begin

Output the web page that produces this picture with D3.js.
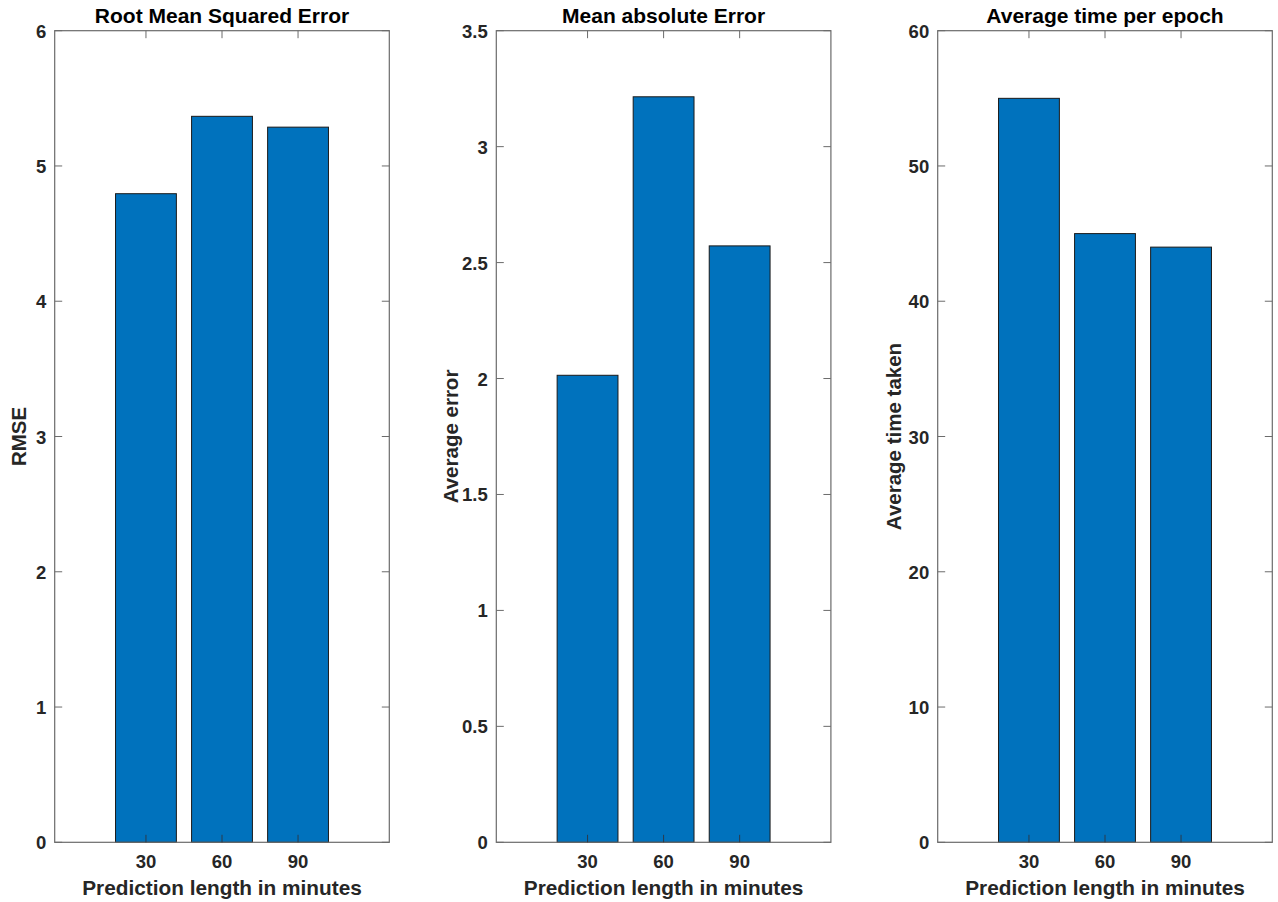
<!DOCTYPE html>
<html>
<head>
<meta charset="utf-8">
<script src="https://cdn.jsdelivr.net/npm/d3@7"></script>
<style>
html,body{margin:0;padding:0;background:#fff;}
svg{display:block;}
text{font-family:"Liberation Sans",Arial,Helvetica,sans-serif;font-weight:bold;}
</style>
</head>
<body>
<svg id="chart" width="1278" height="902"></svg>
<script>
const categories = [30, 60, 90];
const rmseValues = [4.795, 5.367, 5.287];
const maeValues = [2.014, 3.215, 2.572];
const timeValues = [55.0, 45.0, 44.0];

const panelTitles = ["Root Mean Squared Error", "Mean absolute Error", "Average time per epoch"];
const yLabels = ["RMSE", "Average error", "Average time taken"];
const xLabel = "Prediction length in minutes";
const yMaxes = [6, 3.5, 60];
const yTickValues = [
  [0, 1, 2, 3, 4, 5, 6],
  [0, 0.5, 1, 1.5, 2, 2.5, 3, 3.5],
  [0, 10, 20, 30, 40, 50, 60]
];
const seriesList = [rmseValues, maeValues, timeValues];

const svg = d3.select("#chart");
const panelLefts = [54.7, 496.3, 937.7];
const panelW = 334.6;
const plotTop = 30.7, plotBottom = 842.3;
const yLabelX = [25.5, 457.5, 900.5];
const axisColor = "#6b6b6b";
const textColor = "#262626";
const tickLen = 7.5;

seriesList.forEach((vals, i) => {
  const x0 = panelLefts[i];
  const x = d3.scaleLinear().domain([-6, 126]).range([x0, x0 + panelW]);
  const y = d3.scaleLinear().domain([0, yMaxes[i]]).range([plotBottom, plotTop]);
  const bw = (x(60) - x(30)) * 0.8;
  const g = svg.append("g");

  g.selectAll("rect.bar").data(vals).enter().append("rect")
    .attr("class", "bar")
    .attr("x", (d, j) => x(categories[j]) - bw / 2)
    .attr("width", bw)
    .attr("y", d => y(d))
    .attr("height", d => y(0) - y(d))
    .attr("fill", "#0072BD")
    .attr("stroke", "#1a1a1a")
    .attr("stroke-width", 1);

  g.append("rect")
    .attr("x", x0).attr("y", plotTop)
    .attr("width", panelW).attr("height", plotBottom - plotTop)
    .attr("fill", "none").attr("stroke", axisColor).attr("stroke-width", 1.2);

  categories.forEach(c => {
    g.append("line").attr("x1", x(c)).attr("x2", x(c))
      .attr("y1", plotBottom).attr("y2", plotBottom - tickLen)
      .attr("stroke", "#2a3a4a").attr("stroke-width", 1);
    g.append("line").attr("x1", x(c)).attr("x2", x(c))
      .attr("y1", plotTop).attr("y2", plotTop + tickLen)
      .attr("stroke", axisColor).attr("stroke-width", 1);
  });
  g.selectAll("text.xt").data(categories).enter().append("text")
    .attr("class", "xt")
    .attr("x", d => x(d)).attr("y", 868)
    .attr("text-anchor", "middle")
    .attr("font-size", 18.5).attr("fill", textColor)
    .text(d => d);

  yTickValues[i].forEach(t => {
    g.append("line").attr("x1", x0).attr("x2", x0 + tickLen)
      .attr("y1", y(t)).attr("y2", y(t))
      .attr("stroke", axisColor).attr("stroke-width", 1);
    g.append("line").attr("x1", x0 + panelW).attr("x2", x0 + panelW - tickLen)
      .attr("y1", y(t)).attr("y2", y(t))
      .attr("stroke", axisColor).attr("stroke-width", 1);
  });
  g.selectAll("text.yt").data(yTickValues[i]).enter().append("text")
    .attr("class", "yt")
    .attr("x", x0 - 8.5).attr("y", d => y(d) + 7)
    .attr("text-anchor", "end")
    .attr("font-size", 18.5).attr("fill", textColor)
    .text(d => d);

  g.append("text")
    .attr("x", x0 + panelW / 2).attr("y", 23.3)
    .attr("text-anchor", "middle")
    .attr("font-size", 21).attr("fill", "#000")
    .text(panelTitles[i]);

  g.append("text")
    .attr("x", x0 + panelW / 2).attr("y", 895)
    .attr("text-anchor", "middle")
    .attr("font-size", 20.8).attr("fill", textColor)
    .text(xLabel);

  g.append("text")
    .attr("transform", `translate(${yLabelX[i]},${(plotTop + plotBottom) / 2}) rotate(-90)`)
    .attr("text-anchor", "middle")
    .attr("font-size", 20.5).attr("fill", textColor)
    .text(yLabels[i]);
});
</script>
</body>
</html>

end

» **Given instruction**: Without the pictures, return the listing above from its first line through the line that has "const seriesList = [rmseValues, maeValues, timeValues];".

» **Task result**:
Output the web page that produces this picture with D3.js.
<!DOCTYPE html>
<html>
<head>
<meta charset="utf-8">
<script src="https://cdn.jsdelivr.net/npm/d3@7"></script>
<style>
html,body{margin:0;padding:0;background:#fff;}
svg{display:block;}
text{font-family:"Liberation Sans",Arial,Helvetica,sans-serif;font-weight:bold;}
</style>
</head>
<body>
<svg id="chart" width="1278" height="902"></svg>
<script>
const categories = [30, 60, 90];
const rmseValues = [4.795, 5.367, 5.287];
const maeValues = [2.014, 3.215, 2.572];
const timeValues = [55.0, 45.0, 44.0];

const panelTitles = ["Root Mean Squared Error", "Mean absolute Error", "Average time per epoch"];
const yLabels = ["RMSE", "Average error", "Average time taken"];
const xLabel = "Prediction length in minutes";
const yMaxes = [6, 3.5, 60];
const yTickValues = [
  [0, 1, 2, 3, 4, 5, 6],
  [0, 0.5, 1, 1.5, 2, 2.5, 3, 3.5],
  [0, 10, 20, 30, 40, 50, 60]
];
const seriesList = [rmseValues, maeValues, timeValues];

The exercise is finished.